Bleak House readalong, week 3

I’m reading Bleak House by Dickens in chunks along with the group at Unputdownables. I continue to wish that the schedule would have been divided in the same chunks as it was originally released–Dickens knew what he was doing, and wrote beginnings and endings with a purpose, and I’ve been sad as I’ve passed them, coming and going, seeing their merits but not going along with them.

I found this week’s segment, Chapters 10 to 14, (serial break was at 13) something of a slog, perhaps because life is overflowing with should’s given the early spring, but likely because of the 20 page chapter 14, which took me several attempts to get through. I might have done better had I had a week of rest after 13. In any case, I found this section to be full of Dickensian maunderings, where I could just imagine him sitting at his desk, counting the words. I empathize with this, yet it didn’t make it any less difficult to read the beginning of Chapter 10 about Snagsby, the end of Chapter 11 about the inquest, the middle of Chapter 12 on Boodle and Duffy et al. Chapter 13 was quite good, filled with character and plot development. Alas, ponderous 14, with its overlong excoriation of the elder Turveydrop, had me, literally, dozing more than once.

These said, I think I can say with some confidence who the unfortunate Nemo was, and surmise that Mrs. Flite is waiting for the Jardyce judgment, not an imaginary one. Richard is weak willed and uninteresting to me, but I did love how chapters 13 and 14 ended with Esther’s unreliable narration of “oh, by the way, there was this nice guy hanging about.” How I do hope Esther grows a spine by the end of this. I continue to be enamored of the name Peepy and wish I had something to name after him.
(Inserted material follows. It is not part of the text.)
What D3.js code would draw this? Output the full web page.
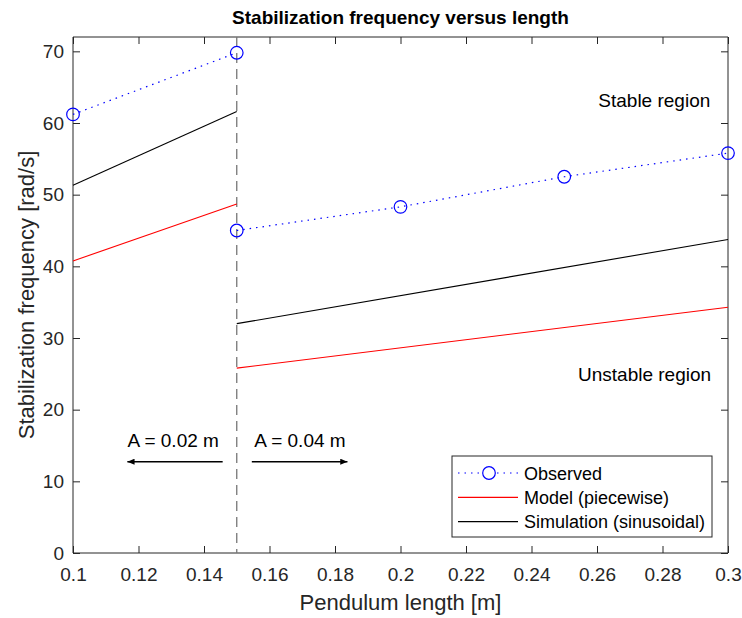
<!DOCTYPE html>
<html>
<head>
<meta charset="utf-8">
<script src="https://cdn.jsdelivr.net/npm/d3@7"></script>
<style>
  html, body { margin: 0; padding: 0; background: #fff; }
  svg { display: block; font-family: "Liberation Sans", Arial, Helvetica, sans-serif; }
</style>
</head>
<body>
<svg id="chart" width="742" height="618"></svg>
<script>
// Pendulum length [m] for each regime
const lengthsA002 = [0.10, 0.15];
const lengthsA004 = [0.15, 0.20, 0.25, 0.30];

// Observed stabilization frequency [rad/s]
const observedA002 = [61.2, 69.8];
const observedA004 = [45.0, 48.3, 52.5, 55.8];

// Model (piecewise) at segment end points
const modelLengthsA002 = [0.10, 0.15];
const modelA002 = [40.75, 48.7];
const modelLengthsA004 = [0.15, 0.30];
const modelA004 = [25.8, 34.3];

// Simulation (sinusoidal) at segment end points
const simLengthsA002 = [0.10, 0.15];
const simA002 = [51.3, 61.6];
const simLengthsA004 = [0.15, 0.30];
const simA004 = [32.0, 43.75];

// Axis ticks
const xTicks = [0.1, 0.12, 0.14, 0.16, 0.18, 0.2, 0.22, 0.24, 0.26, 0.28, 0.3];
const yTicks = [0, 10, 20, 30, 40, 50, 60, 70];
const boundaryLength = 0.15;

const svg = d3.select("#chart");
const margin = { left: 73, right: 14, top: 37, bottom: 65 };
const W = 742, H = 618;
const pw = W - margin.left - margin.right;
const ph = H - margin.top - margin.bottom;

const x = d3.scaleLinear().domain([0.1, 0.3]).range([margin.left, margin.left + pw]);
const y = d3.scaleLinear().domain([0, 72]).range([margin.top + ph, margin.top]);

const axisColor = "#262626";
const fmt = d => d3.format("~g")(d);

// Axes with inward ticks, MATLAB-style box
const tickLen = 7;
const gx = svg.append("g").attr("transform", `translate(0,${margin.top + ph})`)
  .call(d3.axisBottom(x).tickValues(xTicks).tickFormat(fmt).tickSize(-tickLen).tickPadding(15));
const gxTop = svg.append("g").attr("transform", `translate(0,${margin.top})`)
  .call(d3.axisTop(x).tickValues(xTicks).tickFormat("").tickSize(-tickLen));
const gy = svg.append("g").attr("transform", `translate(${margin.left},0)`)
  .call(d3.axisLeft(y).tickValues(yTicks).tickFormat(fmt).tickSize(-tickLen).tickPadding(9));
const gyRight = svg.append("g").attr("transform", `translate(${margin.left + pw},0)`)
  .call(d3.axisRight(y).tickValues(yTicks).tickFormat("").tickSize(-tickLen));

[gx, gxTop, gy, gyRight].forEach(g => {
  g.select(".domain").attr("stroke", axisColor).attr("stroke-width", 1);
  g.selectAll(".tick line").attr("stroke", axisColor).attr("stroke-width", 1);
  g.selectAll(".tick text").attr("fill", axisColor)
    .style("font-size", "19px").style("font-family", "Liberation Sans, Arial, sans-serif");
});
[gx, gxTop].forEach(g => g.select(".domain").attr("d", `M${margin.left},0H${margin.left + pw}`));
[gy, gyRight].forEach(g => g.select(".domain").attr("d", `M0,${margin.top + ph}V${margin.top}`));

// Regime boundary
svg.append("line")
  .attr("x1", x(boundaryLength)).attr("x2", x(boundaryLength))
  .attr("y1", y(72)).attr("y2", y(0))
  .attr("stroke", "#777").attr("stroke-width", 1.3)
  .attr("stroke-dasharray", "10,6");

const line = d3.line().x(d => x(d[0])).y(d => y(d[1]));
const zip = (a, b) => a.map((v, i) => [v, b[i]]);

// Model lines
[[modelLengthsA002, modelA002], [modelLengthsA004, modelA004]].forEach(([l, v]) => {
  svg.append("path").datum(zip(l, v)).attr("d", line)
    .attr("fill", "none").attr("stroke", "#ff0000").attr("stroke-width", 1.1);
});
// Simulation lines
[[simLengthsA002, simA002], [simLengthsA004, simA004]].forEach(([l, v]) => {
  svg.append("path").datum(zip(l, v)).attr("d", line)
    .attr("fill", "none").attr("stroke", "#000").attr("stroke-width", 1.1);
});
// Observed
[[lengthsA002, observedA002], [lengthsA004, observedA004]].forEach(([l, v]) => {
  const pts = zip(l, v);
  svg.append("path").datum(pts).attr("d", line)
    .attr("fill", "none").attr("stroke", "#0000ff").attr("stroke-width", 1.2)
    .attr("stroke-dasharray", "1.5,5");
  svg.selectAll(null).data(pts).enter().append("circle")
    .attr("cx", d => x(d[0])).attr("cy", d => y(d[1])).attr("r", 6.3)
    .attr("fill", "none").attr("stroke", "#0000ff").attr("stroke-width", 1.2);
});

// Region annotations
const annot = (tx, ty, text, anchor) => svg.append("text")
  .attr("x", tx).attr("y", ty).attr("text-anchor", anchor || "start")
  .attr("fill", "#000").style("font-size", "19px").text(text);
annot(x(0.2604), y(62.3), "Stable region");
annot(x(0.2542), y(24.0), "Unstable region");
annot(x(0.1306), y(14.8), "A = 0.02 m", "middle");
annot(x(0.1693), y(14.8), "A = 0.04 m", "middle");

// Arrows
const defs = svg.append("defs");
defs.append("marker").attr("id", "arrowhead").attr("viewBox", "0 0 12 10")
  .attr("refX", 12).attr("refY", 5).attr("markerWidth", 12).attr("markerHeight", 6)
  .attr("markerUnits", "userSpaceOnUse").attr("orient", "auto")
  .append("path").attr("d", "M0,0L12,5L0,10Z").attr("fill", "#000");
const arrow = (x1, x2, v) => svg.append("line")
  .attr("x1", x(x1)).attr("x2", x(x2)).attr("y1", y(v)).attr("y2", y(v))
  .attr("stroke", "#000").attr("stroke-width", 1.6).attr("marker-end", "url(#arrowhead)");
arrow(0.1457, 0.1166, 12.74);
arrow(0.1546, 0.1838, 12.74);

// Legend
const lg = svg.append("g");
const lgX = 452, lgY = 456, lgW = 260, lgH = 81;
lg.append("rect").attr("x", lgX).attr("y", lgY).attr("width", lgW).attr("height", lgH)
  .attr("fill", "#fff").attr("stroke", "#262626").attr("stroke-width", 1);
const items = [
  { label: "Observed", color: "#0000ff", dash: "1.5,5", marker: true },
  { label: "Model (piecewise)", color: "#ff0000", dash: null, marker: false },
  { label: "Simulation (sinusoidal)", color: "#000", dash: null, marker: false }
];
items.forEach((it, i) => {
  const cy = lgY + 17 + i * 24.3;
  lg.append("line").attr("x1", lgX + 6).attr("x2", lgX + 66).attr("y1", cy).attr("y2", cy)
    .attr("stroke", it.color).attr("stroke-width", 1.2)
    .attr("stroke-dasharray", it.dash);
  if (it.marker) {
    lg.append("circle").attr("cx", lgX + 37).attr("cy", cy).attr("r", 6.3)
      .attr("fill", "#fff").attr("stroke", it.color).attr("stroke-width", 1.2);
  }
  lg.append("text").attr("x", lgX + 72).attr("y", cy + 6.5)
    .attr("fill", "#000").style("font-size", "18px").text(it.label);
});

// Title and axis labels
svg.append("text").attr("x", margin.left + pw / 2).attr("y", 24)
  .attr("text-anchor", "middle").style("font-size", "19px").style("font-weight", "bold")
  .text("Stabilization frequency versus length");
svg.append("text").attr("x", margin.left + pw / 2).attr("y", 610)
  .attr("text-anchor", "middle").style("font-size", "22px").attr("fill", axisColor)
  .text("Pendulum length [m]");
svg.append("text").attr("transform", `translate(34,${margin.top + ph / 2}) rotate(-90)`)
  .attr("text-anchor", "middle").style("font-size", "22px").attr("fill", axisColor)
  .text("Stabilization frequency [rad/s]");
</script>
</body>
</html>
4 Responses to “Bleak House readalong, week 3”

  1. Amy Says:

    Ah, see, you should have joined my Our Mutual Friend read-along–which is reading in chunks aligned with the original publication, for that very reason. ;-)

  2. girldetective Says:

    Yes, but the kicker is that I want to read Bleak House and don’t really care about OMF, so I guess it’s like Meatloaf said, two outta three ain’t bad. But I may just stop reading along with others, and read a chunk a week on my own.

  3. Amy Says:

    Silly you. OMF is wonderful.

  4. girldetective Says:

    Be that as it may, I have had a copy of Bleak House for some time, my husband already read it, plus there was a supposedly decent PBS miniseries of it, which all lend weight to the BH read.